[WHAT THE TASK ASKS]
From the first line of the data below, copy each line up to the one containing "4.0, 3.0, 3.0]", and include that line too.
┄┄┄┄┄┄
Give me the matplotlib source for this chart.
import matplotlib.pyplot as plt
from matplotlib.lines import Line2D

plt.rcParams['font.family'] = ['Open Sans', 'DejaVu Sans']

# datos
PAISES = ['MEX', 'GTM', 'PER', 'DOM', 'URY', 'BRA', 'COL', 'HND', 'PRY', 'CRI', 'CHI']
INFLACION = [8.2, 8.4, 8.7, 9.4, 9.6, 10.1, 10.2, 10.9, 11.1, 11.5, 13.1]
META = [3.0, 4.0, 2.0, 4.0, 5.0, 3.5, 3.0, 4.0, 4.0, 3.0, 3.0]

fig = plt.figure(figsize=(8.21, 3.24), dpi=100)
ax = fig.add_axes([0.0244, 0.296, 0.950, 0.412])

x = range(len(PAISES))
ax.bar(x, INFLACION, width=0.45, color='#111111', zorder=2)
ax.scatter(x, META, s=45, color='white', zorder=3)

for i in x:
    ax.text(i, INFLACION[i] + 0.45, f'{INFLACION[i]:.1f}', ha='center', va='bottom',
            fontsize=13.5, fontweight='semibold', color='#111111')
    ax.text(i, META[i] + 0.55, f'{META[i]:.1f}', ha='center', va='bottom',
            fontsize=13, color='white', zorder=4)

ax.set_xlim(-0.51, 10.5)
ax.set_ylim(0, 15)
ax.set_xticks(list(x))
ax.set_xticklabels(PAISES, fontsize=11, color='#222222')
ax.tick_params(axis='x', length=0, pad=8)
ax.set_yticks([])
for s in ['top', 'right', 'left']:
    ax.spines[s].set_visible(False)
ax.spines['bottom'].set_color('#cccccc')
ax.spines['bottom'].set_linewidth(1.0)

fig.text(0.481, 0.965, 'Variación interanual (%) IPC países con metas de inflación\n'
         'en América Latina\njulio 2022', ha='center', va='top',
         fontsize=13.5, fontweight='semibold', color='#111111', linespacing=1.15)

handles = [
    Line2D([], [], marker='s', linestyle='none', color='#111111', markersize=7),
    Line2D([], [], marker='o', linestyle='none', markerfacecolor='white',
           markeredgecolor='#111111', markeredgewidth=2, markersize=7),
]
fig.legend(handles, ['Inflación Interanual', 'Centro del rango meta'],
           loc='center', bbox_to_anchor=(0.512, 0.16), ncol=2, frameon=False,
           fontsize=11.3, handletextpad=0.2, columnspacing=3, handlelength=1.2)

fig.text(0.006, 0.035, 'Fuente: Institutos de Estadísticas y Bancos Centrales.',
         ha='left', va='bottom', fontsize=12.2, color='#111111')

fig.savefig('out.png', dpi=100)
┄┄┄┄┄┄
[ANSWER IN FULL]
Give me the matplotlib source for this chart.
import matplotlib.pyplot as plt
from matplotlib.lines import Line2D

plt.rcParams['font.family'] = ['Open Sans', 'DejaVu Sans']

# datos
PAISES = ['MEX', 'GTM', 'PER', 'DOM', 'URY', 'BRA', 'COL', 'HND', 'PRY', 'CRI', 'CHI']
INFLACION = [8.2, 8.4, 8.7, 9.4, 9.6, 10.1, 10.2, 10.9, 11.1, 11.5, 13.1]
META = [3.0, 4.0, 2.0, 4.0, 5.0, 3.5, 3.0, 4.0, 4.0, 3.0, 3.0]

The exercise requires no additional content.